Pact Group has set a target of reducing its greenhouse gas emissions in Australia and New Zealand by 50% by 2030.

The sustainable packaging, plastic recycling and reuse company's target covers its direct and indirect Scope 1 and Scope 2 emissions.

"Our business activities have a direct impact on the environment and as a leader of the circular economy, it is our responsibility to ensure we contribute positively to the global action on climate change," said Pact Group CEO and managing director Sanjay Dayal. "Our 50% reduction target also means we are aligning ourselves with the expectations of our suppliers, customers, and society."

Pact is initially focusing on reducing emissions in operations in Australia and New Zealand, where the company has its biggest footprint. Pact's greenhouse gas emissions reduction target will expand to include its operations throughout the Asia Pacific in the coming years, the company said.
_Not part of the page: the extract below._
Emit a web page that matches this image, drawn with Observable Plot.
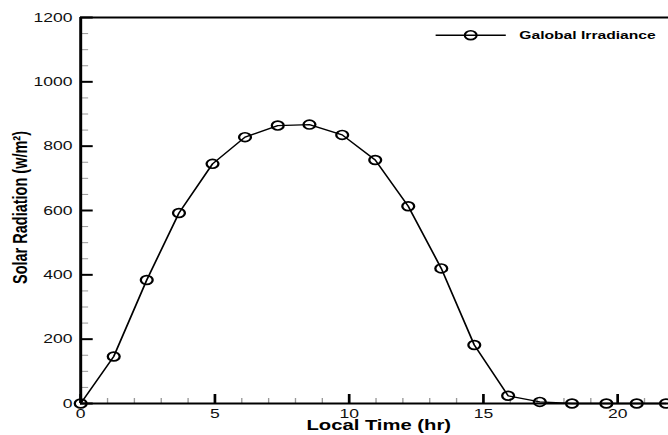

The 50% reduction was chosen to align with global calls to limit global waming to less than 1.5°C above pre-industrial levels, FS Sustainability understands.

Pact currently operates five plastic recycling facilities in Australia, including the recently opened PET recycling plant in Albury-Wodonga which has the capacity to recycle up to 1 billion 600ml beverage bottles a year.

A second PET recycling facility with similar capacity is under construction in Melbourne while a mixed plastics recycling plant is also being constructed in Melbourne.

"The vast majority of Pact's emissions are from the consumption of electricity which is why our high-level roadmap to achieving our target involves several initiatives," a spokesperson told FS Sustainability.

Pact will focus on maximising energy efficiency of machinery, reconfiguring operational processes, investing in new, more energy efficient equipment, installing solar systems on facilities, and increasing the use of renewable energy

In addition, Pact is investing $76 million to install new technology and equipment at its packaging manufacturing facilities around Australia to have the capability and capacity to increase the recycled content in retail products such as milk bottles and food packaging.

"Our vision is to lead the circular economy with a focus on investing in new plastic recycling facilities to divert waste from landfill and to upgrade our manufacturing plants to increase the amount of recycled materials in our packaging and industrial products," Dayal said.

Pact recently announced it is establishing a strategic partnership Woolworths Group that will see Pact manufacture and supply recycled packaging for Woolworths' own brand range, including milk bottles, meat trays, fruit and vegetable punnets, and beverage bottles.

Using recycled resin for Woolworths' packaging instead of virgin (newly made) resin will decrease annual carbon emissions by almost 25,000 tonnes - which is the equivalent of planting more than 37,000 trees - and save around 1.2 million kilolitres of water a year.